Making it faster to buy and rent properties, and easier to manage more of them, could accelerate the already rapid influx of capital into the space. But FlipOS’s Agassi believes quicker flipping and increased investment volume means more value for renters. “There is a shortage of six million homes in this country, and that number is only growing,” he said. “By speeding up the process of rehabbing homes, we’re able to start closing that gap faster. That means more renters will be able to move into safe, comfortable homes sooner than they would have otherwise.”
Phoenix has been ground-zero for a lot of technological innovations in home buying and selling, such as the iBuying trend, the expansion of build-to-rent homes further from city centers, and single-family rentals, especially after a massive foreclosure problem after the Great Recession. But it’s also been a case study in the way these new trends impact the market.
Arizona’s housing culture has always been based on single-family homes, spreading forth in sprawling circles around the Phoenix metro. But the region simply can’t build its way out of its housing crisis without a lot more density, says Alison Cook-Davis, associate director of research at Arizona State University’s Morrison Institute for Public Policy. The rental market has become particularly unforgiving: One-bedroom rents in parts of the Phoenix metro rose 117% from September 2020 to September 2021, 97% of rental units are occupied, and an estimated 291 people a day move to the greater Phoenix area.
There’s a desperate need for affordable units, said Joseph MacEwan, the City of Phoenix Housing Manager. As part of the 2020 Housing Phoenix Plan, the city found itself short 163,000 units to meet current demand. MacEwan’s department is running a number of programs to increase affordable options and preserve naturally occurring affordable housing, but the incredible growth in the market, and investment interest, has made that challenging, with lower-priced homes offering especially lucrative opportunities for flippers.
“A lot of investors are seeing dollar signs,” said MacEwan. “What the market is supporting and encouraging is high market-rate development, because high demand is there. It’s hard to compete when money is just such an important factor in this industry.”
And that money will increasingly seek the vaunted single-family rental asset class.
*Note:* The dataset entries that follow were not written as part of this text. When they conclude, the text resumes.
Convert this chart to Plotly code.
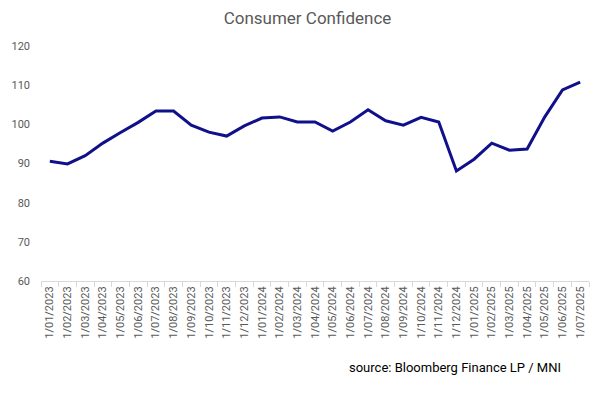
import plotly.graph_objects as go

months = ["1/01/2023","1/02/2023","1/03/2023","1/04/2023","1/05/2023","1/06/2023","1/07/2023",
          "1/08/2023","1/09/2023","1/10/2023","1/11/2023","1/12/2023","1/01/2024","1/02/2024",
          "1/03/2024","1/04/2024","1/05/2024","1/06/2024","1/07/2024","1/08/2024","1/09/2024",
          "1/10/2024","1/11/2024","1/12/2024","1/01/2025","1/02/2025","1/03/2025","1/04/2025",
          "1/05/2025","1/06/2025","1/07/2025"]
confidence = [90.6, 89.9, 92.0, 95.2, 97.9, 100.5, 103.4, 103.4, 99.8, 98.0, 97.0, 99.6,
              101.6, 101.9, 100.6, 100.6, 98.3, 100.6, 103.7, 100.9, 99.8, 101.8, 100.6,
              88.1, 91.1, 95.2, 93.4, 93.7, 101.9, 108.8, 110.8]
y_ticks = [60, 70, 80, 90, 100, 110, 120]

font = "Roboto, Liberation Sans, sans-serif"

fig = go.Figure(go.Scatter(x=months, y=confidence, mode="lines",
                           line=dict(color="#10108a", width=3), showlegend=False))

fig.update_layout(
    width=599, height=380,
    margin=dict(l=33, r=18, t=38, b=107),
    paper_bgcolor="white", plot_bgcolor="white",
    title=dict(text="Consumer Confidence", x=0.5, xanchor="center", xref="container",
               y=1 - 10 / 380, yanchor="middle", yref="container",
               font=dict(family=font, size=17, color="#595959")),
    xaxis=dict(type="category", range=[-0.5, 30.5], showgrid=False, showline=True,
               linecolor="#d9d9d9", linewidth=1, ticks="outside", tickson="boundaries",
               ticklen=5, tickcolor="#d9d9d9", tickangle=-90, automargin=False,
               tickfont=dict(family=font, size=11, color="#595959"), zeroline=False),
    yaxis=dict(range=[60, 120], tickvals=y_ticks, showgrid=False, showline=False,
               zeroline=False, ticks="", ticklabelstandoff=10, automargin=False,
               tickfont=dict(family=font, size=11, color="#595959")),
    annotations=[dict(text="source: Bloomberg Finance LP / MNI", xref="paper", yref="paper",
                      x=1.0, y=-0.366, xanchor="right", yanchor="middle", showarrow=False,
                      xshift=-26,
                      font=dict(family=font, size=13, color="#000000"))],
)

fig.write_html("out.html")
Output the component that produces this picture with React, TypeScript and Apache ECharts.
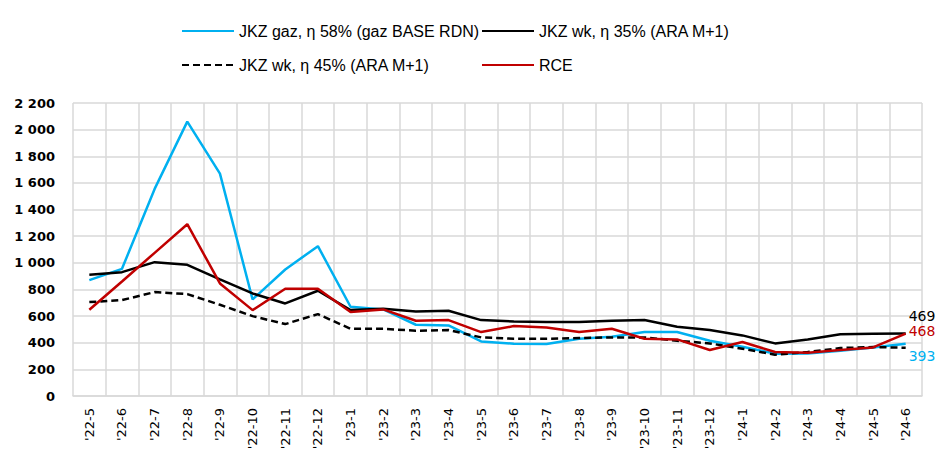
import React, { useEffect, useRef } from "react";
import * as echarts from "echarts";

const categories = [
  "'22-5", "'22-6", "'22-7", "'22-8", "'22-9", "'22-10", "'22-11", "'22-12",
  "'23-1", "'23-2", "'23-3", "'23-4", "'23-5", "'23-6", "'23-7", "'23-8", "'23-9", "'23-10", "'23-11", "'23-12",
  "'24-1", "'24-2", "'24-3", "'24-4", "'24-5", "'24-6",
];

const gazValues = [870, 955, 1555, 2060, 1670, 725, 950, 1125, 670, 650, 535, 530, 410, 393, 390, 430, 445, 480, 480, 415, 370, 318, 320, 340, 365, 393];
const wk35Values = [910, 930, 1005, 985, 875, 770, 695, 790, 645, 655, 635, 640, 570, 560, 555, 555, 565, 570, 520, 495, 455, 395, 425, 463, 468, 469];
const wk45Values = [705, 720, 780, 765, 685, 600, 540, 615, 505, 505, 490, 495, 440, 430, 430, 435, 440, 440, 415, 395, 355, 310, 330, 360, 368, 362];
const rceValues = [648, 860, 1075, 1290, 845, 645, 805, 805, 630, 650, 565, 570, 480, 525, 515, 480, 505, 430, 425, 345, 405, 330, 325, 345, 365, 468];

const seriesNames = [
  "JKZ gaz, η 58% (gaz BASE RDN)",
  "JKZ wk, η 35% (ARA M+1)",
  "JKZ wk, η 45% (ARA M+1)",
  "RCE",
];

const BLUE = "#00b0f0";
const BLACK = "#000000";
const RED = "#c00000";

const endLabel = (color: string, offsetY: number) => ({
  show: true,
  distance: 3,
  offset: [0, offsetY],
  color,
  fontFamily: "DejaVu Sans",
  fontSize: 14,
  lineHeight: 14,
  formatter: (p: any) => String(p.value),
});

export default function App() {
  const ref = useRef<HTMLDivElement>(null);
  useEffect(() => {
    if (!ref.current) return;
    const chart = echarts.init(ref.current, undefined, { renderer: "svg" });
    const legendFont = {
      fontFamily: "'Liberation Sans', Arial, sans-serif",
      fontSize: 16,
      color: "#000",
    };
    const legendBase = {
      itemWidth: 52,
      itemHeight: 14,
      itemGap: 0,
      padding: 0,
      textStyle: legendFont,
      itemStyle: { opacity: 0 },
    };
    chart.setOption({
      animation: false,
      backgroundColor: "#ffffff",
      legend: [
        { ...legendBase, data: [seriesNames[0]], left: 181, top: 23 },
        { ...legendBase, data: [seriesNames[1]], left: 481, top: 23 },
        { ...legendBase, data: [seriesNames[2]], left: 181, top: 57 },
        { ...legendBase, data: [seriesNames[3]], left: 481, top: 57 },
      ],
      grid: { left: 73, right: 23, top: 103, bottom: 75, containLabel: false },
      xAxis: {
        type: "category",
        data: categories,
        boundaryGap: true,
        axisLine: { show: true, lineStyle: { color: "#d9d9d9", width: 1.5 } },
        axisTick: { show: false },
        splitLine: { show: true, lineStyle: { color: "#d9d9d9", width: 1.5 } },
        axisLabel: {
          interval: 0,
          rotate: 90,
          margin: 12,
          color: "#000",
          fontFamily: "DejaVu Sans",
          fontSize: 13,
        },
      },
      yAxis: {
        type: "value",
        min: 0,
        max: 2200,
        interval: 200,
        axisLine: { show: false },
        axisTick: { show: false },
        splitLine: { show: true, lineStyle: { color: "#d9d9d9", width: 1.5 } },
        axisLabel: {
          margin: 18,
          color: "#000",
          fontFamily: "DejaVu Sans",
          fontWeight: "bold",
          fontSize: 13,
          formatter: (v: number) => String(v).replace(/\B(?=(\d{3})+(?!\d))/g, " "),
        },
      },
      series: [
        {
          name: seriesNames[0],
          type: "line",
          data: gazValues,
          symbol: "none",
          color: BLUE,
          lineStyle: { color: BLUE, width: 2.5 },
          endLabel: endLabel(BLUE, 12),
        },
        {
          name: seriesNames[1],
          type: "line",
          data: wk35Values,
          symbol: "none",
          color: BLACK,
          lineStyle: { color: BLACK, width: 2.5 },
          endLabel: endLabel(BLACK, -18),
        },
        {
          name: seriesNames[2],
          type: "line",
          data: wk45Values,
          symbol: "none",
          color: BLACK,
          lineStyle: { color: BLACK, width: 2.5, type: [7, 4] },
        },
        {
          name: seriesNames[3],
          type: "line",
          data: rceValues,
          symbol: "none",
          color: RED,
          lineStyle: { color: RED, width: 2.5 },
          endLabel: endLabel(RED, -3),
        },
      ],
    });
    return () => chart.dispose();
  }, []);
  return <div ref={ref} style={{ width: 945, height: 471, position: "absolute", left: 0, top: 0 }} />;
}
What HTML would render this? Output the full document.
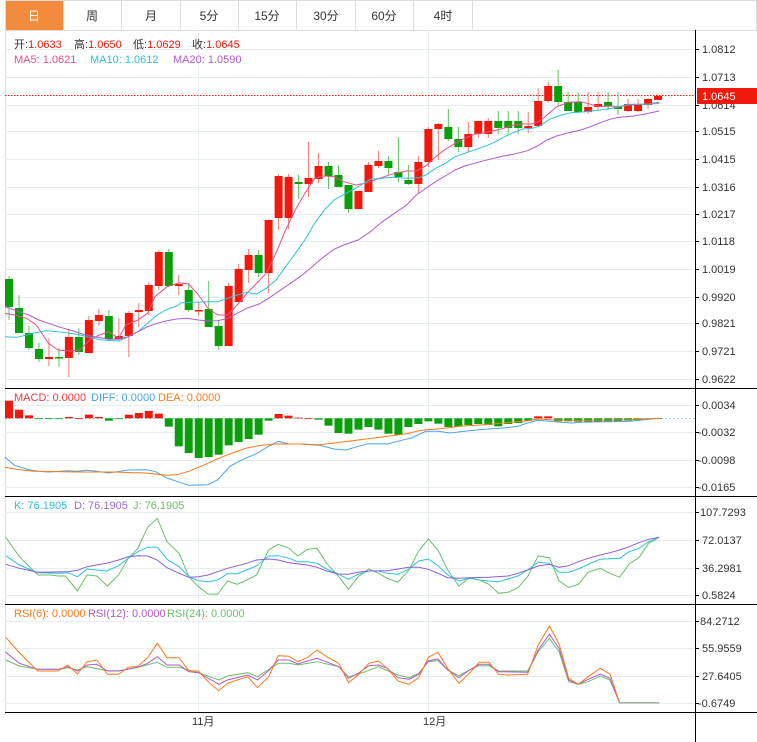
<!DOCTYPE html>
<html><head><meta charset="utf-8"><style>
body{margin:0;width:757px;height:742px;overflow:hidden;background:#fff;font-family:"Liberation Sans","Noto Sans CJK SC",sans-serif;}
svg{position:absolute;left:0;top:0}
.t{font-size:11px;fill:#333}
.tab{font-size:12px;fill:#333;text-anchor:middle}
</style></head><body>
<svg id="s" width="757" height="742" xmlns="http://www.w3.org/2000/svg">
<rect x="0" y="0" width="757" height="742" fill="#fff"/>
<rect x="5.5" y="0.5" width="751" height="30" fill="#fff" stroke="#ddd"/>
<rect x="6" y="1" width="57" height="29" fill="#f28b3c"/>
<g stroke="#ddd"><line x1="63.5" y1="0" x2="63.5" y2="30"/><line x1="121.5" y1="0" x2="121.5" y2="30"/><line x1="180.5" y1="0" x2="180.5" y2="30"/><line x1="238.5" y1="0" x2="238.5" y2="30"/><line x1="296.5" y1="0" x2="296.5" y2="30"/><line x1="355.5" y1="0" x2="355.5" y2="30"/><line x1="413.5" y1="0" x2="413.5" y2="30"/><line x1="472.5" y1="0" x2="472.5" y2="30"/></g>
<text class="tab" x="34" y="20" style="fill:#fff">日</text>
<text class="tab" x="92" y="20">周</text>
<text class="tab" x="151" y="20">月</text>
<text class="tab" x="209" y="20">5分</text>
<text class="tab" x="267" y="20">15分</text>
<text class="tab" x="326" y="20">30分</text>
<text class="tab" x="384" y="20">60分</text>
<text class="tab" x="443" y="20">4时</text>
<line x1="5.5" y1="30" x2="5.5" y2="712" stroke="#ddd"/>
<g id="grid" stroke="#e6edf2" stroke-width="1"></g>
<g id="plot"></g>
<g stroke="#000" stroke-width="1">
<line x1="695.5" y1="30" x2="695.5" y2="742"/>
<line x1="5" y1="388.5" x2="757" y2="388.5"/>
<line x1="5" y1="496.5" x2="757" y2="496.5"/>
<line x1="5" y1="604.5" x2="757" y2="604.5"/>
<line x1="5" y1="712.5" x2="757" y2="712.5"/>
</g>
<g id="ticks" stroke="#000"></g>
<g class="t">
<text class="t" x="702" y="53">1.0812</text>
<text class="t" x="702" y="81">1.0713</text>
<text class="t" x="702" y="109">1.0614</text>
<text class="t" x="702" y="135">1.0515</text>
<text class="t" x="702" y="163">1.0415</text>
<text class="t" x="702" y="191">1.0316</text>
<text class="t" x="702" y="218">1.0217</text>
<text class="t" x="702" y="245">1.0118</text>
<text class="t" x="702" y="273">1.0019</text>
<text class="t" x="702" y="301">0.9920</text>
<text class="t" x="702" y="327">0.9821</text>
<text class="t" x="702" y="355">0.9721</text>
<text class="t" x="702" y="383">0.9622</text>
<text class="t" x="702" y="409">0.0034</text>
<text class="t" x="698" y="436">-0.0032</text>
<text class="t" x="698" y="464">-0.0098</text>
<text class="t" x="698" y="491">-0.0165</text>
<text class="t" x="700" y="516">107.7293</text>
<text class="t" x="702" y="544">72.0137</text>
<text class="t" x="702" y="572">36.2981</text>
<text class="t" x="702" y="599">0.5824</text>
<text class="t" x="700" y="625">84.2712</text>
<text class="t" x="702" y="652">55.9559</text>
<text class="t" x="702" y="680">27.6405</text>
<text class="t" x="698" y="707">-0.6749</text>
<text class="t" x="192" y="725">11月</text>
<text class="t" x="423" y="725">12月</text>
</g>
<rect x="697" y="88" width="60" height="16" fill="#f0190c"/>
<text x="702" y="100" style="font-size:11px;fill:#fff">1.0645</text>
<g style="font-size:11px">
<text x="14" y="48" fill="#333">开:<tspan fill="#f0190c">1.0633</tspan></text>
<text x="74" y="48" fill="#333">高:<tspan fill="#f0190c">1.0650</tspan></text>
<text x="133" y="48" fill="#333">低:<tspan fill="#f0190c">1.0629</tspan></text>
<text x="192" y="48" fill="#333">收:<tspan fill="#f0190c">1.0645</tspan></text>
<text x="14" y="63" fill="#ee4f87">MA5: 1.0621</text>
<text x="90" y="63" fill="#2cc3d8">MA10: 1.0612</text>
<text x="173" y="63" fill="#b05ad0">MA20: 1.0590</text>
<text x="14" y="401" fill="#f03a3a">MACD: 0.0000</text>
<text x="91" y="401" fill="#4aa3ee">DIFF: 0.0000</text>
<text x="158" y="401" fill="#ff7a1a">DEA: 0.0000</text>
<text x="14" y="509" fill="#2cc3d8">K: 76.1905</text>
<text x="74" y="509" fill="#9b6fd0">D: 76.1905</text>
<text x="133" y="509" fill="#6abf6a">J: 76.1905</text>
<text x="14" y="617" fill="#ff7a1a">RSI(6): 0.0000</text>
<text x="88" y="617" fill="#b05ad0">RSI(12): 0.0000</text>
<text x="167" y="617" fill="#6abf6a">RSI(24): 0.0000</text>
</g>
</svg>
<script>
(function(){
var NS="http://www.w3.org/2000/svg";
function el(p,n,a){var e=document.createElementNS(NS,n);for(var k in a)e.setAttribute(k,a[k]);p.appendChild(e);return e;}
var grid=document.getElementById('grid'),plot=document.getElementById('plot'),ticks=document.getElementById('ticks');
[49,77,105,131,159,187,214,241,269,297,323,351,379,405,432,460,487,512,540,568,595,621,648,676,703].forEach(function(y){el(grid,'line',{x1:5,y1:y+.5,x2:695,y2:y+.5});el(ticks,'line',{x1:695,y1:y+.5,x2:699,y2:y+.5});});
[198.5,428.5].forEach(function(x){el(grid,'line',{x1:x,y1:30,x2:x,y2:712});});
el(plot,'line',{x1:5,y1:95.5,x2:695,y2:95.5,stroke:'#f0190c','stroke-dasharray':'1.5,1.5'});
var C=[[279,307,276,320,0],[308,333,295,333,0],[333,348,326,350,0],[349,359,343,362,0],[357,359,338,366,1],[357,358,348,367,0],[337,358,329,377,1],[337,352,328,355,0],[320,353,316,353,1],[315,321,309,326,1],[316,339,310,340,0],[336,339,318,341,1],[313,336,311,357,1],[310,312,303,327,1],[285,311,282,315,1],[252,286,250,290,1],[252,286,249,287,0],[284,286,275,295,1],[290,310,283,312,0],[310,311,302,316,1],[309,327,281,327,0],[326,346,320,350,0],[286,346,283,346,1],[269,302,264,302,1],[255,270,249,283,1],[255,273,250,277,0],[220,273,220,293,1],[176,218,174,230,1],[177,218,174,229,1],[182,184,175,199,0],[178,184,142,197,1],[166,179,153,183,1],[166,176,162,189,0],[175,187,165,187,0],[185,209,185,213,0],[191,209,191,209,1],[165,192,162,192,1],[161,166,151,168,1],[161,168,156,175,0],[172,177,137,182,0],[180,184,165,185,0],[162,184,156,193,1],[129,162,127,167,1],[124,129,123,160,1],[127,139,109,141,0],[139,147,127,152,0],[134,147,122,152,1],[121,134,121,138,1],[121,134,118,138,1],[121,128,111,134,0],[121,128,111,134,0],[121,128,111,134,0],[126,128,112,133,1],[101,126,88,127,1],[86,101,82,103,1],[86,102,70,107,0],[102,111,92,111,0],[102,112,92,112,0],[107,112,92,114,1],[104,107,92,110,1],[102,106,92,110,0],[107,109,92,115,0],[104,111,99,112,1],[104,111,99,112,1],[99,105,98,109,1],[96,100,94,100,1]];
function X(i){return 9+i*9.985;}
C.forEach(function(c,i){var x=X(i),up=c[4];
el(plot,'line',{x1:x,y1:c[2],x2:x,y2:c[3],stroke:up?'#f77a72':'#5cc65c'});
el(plot,'rect',{x:x-4,y:c[0],width:8,height:Math.max(1.5,c[1]-c[0]),fill:up?'#f0190c':'#0b9e0b'});});
function pl(pts,col,fx,fy,oy,w){var s=[];for(var i=0;i<pts.length;i+=2)s.push((pts[i]/fx).toFixed(1)+','+(oy+pts[i+1]/fy).toFixed(1));el(plot,'polyline',{points:s.join(' '),fill:'none',stroke:col,'stroke-width':w||1});}
var F=2.066,V=3.0;
pl([10,760,30,765,55,775,75,795,100,850,120,870,145,873,165,870,185,840,205,825,225,815,245,835,260,795,285,780,305,760,320,710,345,680,370,668,390,672,410,705,430,745,450,765,470,765,490,735,510,700,530,670,550,640,570,580,590,510,610,450,630,400,650,355,670,348,690,350,710,365,735,375,760,368,780,357,800,347,820,338,840,333,860,333,880,318,900,290,920,268,940,250,960,235,980,223,1000,218,1020,212,1040,205,1060,195,1080,192,1100,192,1115,183,1130,165,1150,140,1175,127,1200,125,1220,133,1240,140,1260,138,1280,140,1300,135,1320,133,1340,132,1362,127],'#ee4f87',F,3,60);
pl([10,830,35,832,55,825,75,818,95,812,120,815,145,820,165,825,185,832,210,840,245,843,265,830,285,815,305,790,325,765,345,748,365,738,375,728,400,727,430,725,450,725,470,715,490,705,510,697,530,702,550,685,570,660,590,620,610,580,630,540,650,490,670,450,690,420,715,400,740,380,765,358,790,355,810,352,840,355,865,353,880,345,900,325,920,310,940,290,960,280,980,270,1000,260,1020,248,1040,232,1060,218,1080,207,1100,205,1115,198,1135,178,1160,165,1180,158,1210,155,1240,150,1270,143,1300,133,1340,133,1362,130],'#2cc3d8',F,3,60);
pl([10,740,40,755,60,765,80,780,100,790,120,800,145,810,170,822,195,830,225,838,245,838,265,830,285,815,305,800,325,790,345,782,365,777,385,775,410,780,430,783,450,782,470,775,490,760,510,745,535,732,555,715,580,690,600,670,620,650,645,620,665,595,690,568,710,555,740,540,765,515,790,485,815,460,840,435,860,405,880,385,900,365,920,348,940,330,960,318,980,310,1000,302,1020,295,1040,288,1060,283,1090,272,1110,258,1130,240,1150,228,1175,218,1200,210,1220,200,1240,188,1260,178,1280,172,1310,168,1340,160,1362,153],'#b05ad0',F,3,60);
el(plot,'line',{x1:5,y1:418.5,x2:695,y2:418.5,stroke:'#9fd8ee','stroke-dasharray':'2,2'});
var M=[38,65,82,93,93,91,87,90,80,87,98,91,80,75,69,77,116,175,195,210,207,200,172,162,153,140,98,78,83,89,90,95,113,135,137,125,117,125,137,141,117,108,100,107,117,116,111,108,111,115,108,105,98,85,85,100,100,101,101,101,101,101,98,97,93,91];
M.forEach(function(v,i){var y=388+v/3,z=418.3,x=X(i);var up=y<z;el(plot,'rect',{x:x-4,y:Math.min(y,z),width:8,height:Math.max(0.8,Math.abs(y-z)),fill:up?'#f0190c':'#0b9e0b'});});
pl([10,207,30,232,60,245,80,250,100,252,140,248,160,250,180,247,200,250,225,255,265,246,300,245,320,250,345,270,365,280,390,292,430,290,450,275,475,235,500,215,530,197,555,175,575,160,597,168,620,168,640,170,660,172,690,183,715,186,740,175,762,167,800,168,830,157,850,150,880,130,905,130,930,135,960,130,990,125,1010,123,1040,120,1070,115,1090,105,1110,97,1135,100,1160,103,1180,105,1200,103,1300,100,1362,91],'#4aa3ee',F,3,388);
pl([10,238,40,245,70,250,160,252,230,252,300,255,345,262,365,260,390,250,420,232,450,212,480,195,510,180,540,172,570,168,620,168,660,170,690,165,720,160,760,152,800,145,840,137,870,127,910,122,950,115,1000,110,1040,105,1090,98,1110,93,1135,95,1170,97,1220,97,1300,95,1362,91],'#ff7a1a',F,3,388);
pl([12,127,40,185,78,240,105,240,120,243,135,243,160,288,180,240,200,243,222,273,245,240,265,190,285,160,305,97,325,70,345,140,370,175,390,245,410,275,430,297,450,298,470,258,490,268,510,255,530,240,555,165,575,148,597,160,615,183,635,163,655,160,675,205,700,245,720,283,740,245,762,222,782,235,800,250,822,262,845,225,865,168,885,132,905,165,925,225,948,273,970,248,990,255,1010,268,1030,295,1050,292,1070,278,1090,245,1112,183,1135,188,1155,258,1175,277,1195,268,1215,232,1240,220,1260,235,1280,247,1300,207,1320,188,1340,145,1362,127],'#6abf6a',F,V,495);
pl([12,182,40,210,78,233,120,235,140,233,160,245,180,222,220,228,245,212,265,190,285,170,305,157,325,157,345,193,370,215,390,245,410,257,430,260,450,255,470,236,490,236,530,213,555,183,575,182,597,190,615,200,635,200,655,205,675,222,700,238,720,253,740,238,762,228,782,228,800,235,822,238,845,222,865,198,885,192,905,212,925,240,948,258,970,250,990,255,1010,258,1030,260,1050,252,1070,243,1090,225,1112,202,1135,205,1155,232,1175,232,1195,222,1215,208,1240,193,1280,190,1300,170,1320,160,1340,140,1362,127],'#2cc3d8',F,V,495);
pl([12,208,40,220,78,232,140,230,160,226,180,215,220,205,245,195,265,185,285,182,305,183,325,195,345,218,370,235,390,247,410,245,430,240,450,230,470,220,510,205,530,195,555,192,575,195,597,203,635,210,655,217,675,228,700,237,720,238,740,232,762,228,800,227,822,222,845,217,865,217,885,223,905,235,925,248,948,250,970,248,1010,247,1050,243,1070,235,1090,225,1112,213,1135,208,1155,217,1175,212,1195,200,1215,190,1240,180,1260,173,1280,165,1300,155,1320,143,1340,133,1362,127],'#8e5fd0',F,V,495);
pl([12,495,40,513,78,523,120,523,140,518,160,525,180,515,222,527,245,527,285,517,325,502,345,517,370,517,410,533,452,555,470,543,512,533,532,545,575,505,597,505,615,510,655,500,700,515,720,545,740,538,782,515,822,540,845,548,865,535,885,500,905,497,925,525,948,542,970,525,990,512,1010,512,1030,528,1090,528,1112,470,1135,430,1155,470,1175,560,1195,568,1215,560,1240,543,1260,555,1280,623,1362,623],'#6abf6a',F,V,495);
pl([12,472,40,505,78,523,120,523,140,515,160,528,180,510,200,508,222,528,245,528,285,517,305,505,325,485,345,510,370,510,390,530,410,533,452,568,470,555,512,540,532,555,555,527,575,495,597,495,615,507,635,498,655,490,700,515,720,550,740,535,762,512,782,510,800,520,822,548,845,553,865,538,885,497,905,492,925,525,948,548,970,525,990,508,1010,508,1030,530,1090,532,1112,465,1135,418,1155,460,1175,555,1195,568,1215,553,1240,537,1260,550,1280,623,1362,623],'#b05ad0',F,V,495);
pl([12,427,35,465,55,495,78,528,100,528,120,528,140,510,160,537,180,500,200,495,222,538,245,538,265,517,285,514,305,488,325,445,345,488,370,488,390,527,410,528,430,560,452,587,470,565,490,555,512,545,532,578,555,545,575,482,597,484,615,500,635,488,655,465,675,485,700,505,720,563,740,540,762,505,782,498,800,520,822,558,845,568,865,548,885,487,905,472,925,520,948,565,970,535,990,502,1010,502,1030,538,1050,540,1090,538,1112,450,1135,393,1155,447,1175,550,1195,568,1215,545,1240,520,1260,537,1280,623,1362,623],'#ff7a1a',F,V,495);
pl([1280,623,1362,623],'#a8b0a0',F,V,495,1.5);
})();
</script>
</body></html>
Mynd’s Brien sees tech platforms as key to the segment’s expansion: To deploy all the capital waiting in the wings takes operations in dozens of markets, and a system to organize everything. Mynd and its competitors, all with expansion plans to multiple cities, seem poised to bring the Phoenix experience nationwide.
“More and more capital is coming in,” he said. “More and more markets will be invested in that you haven’t seen historically.”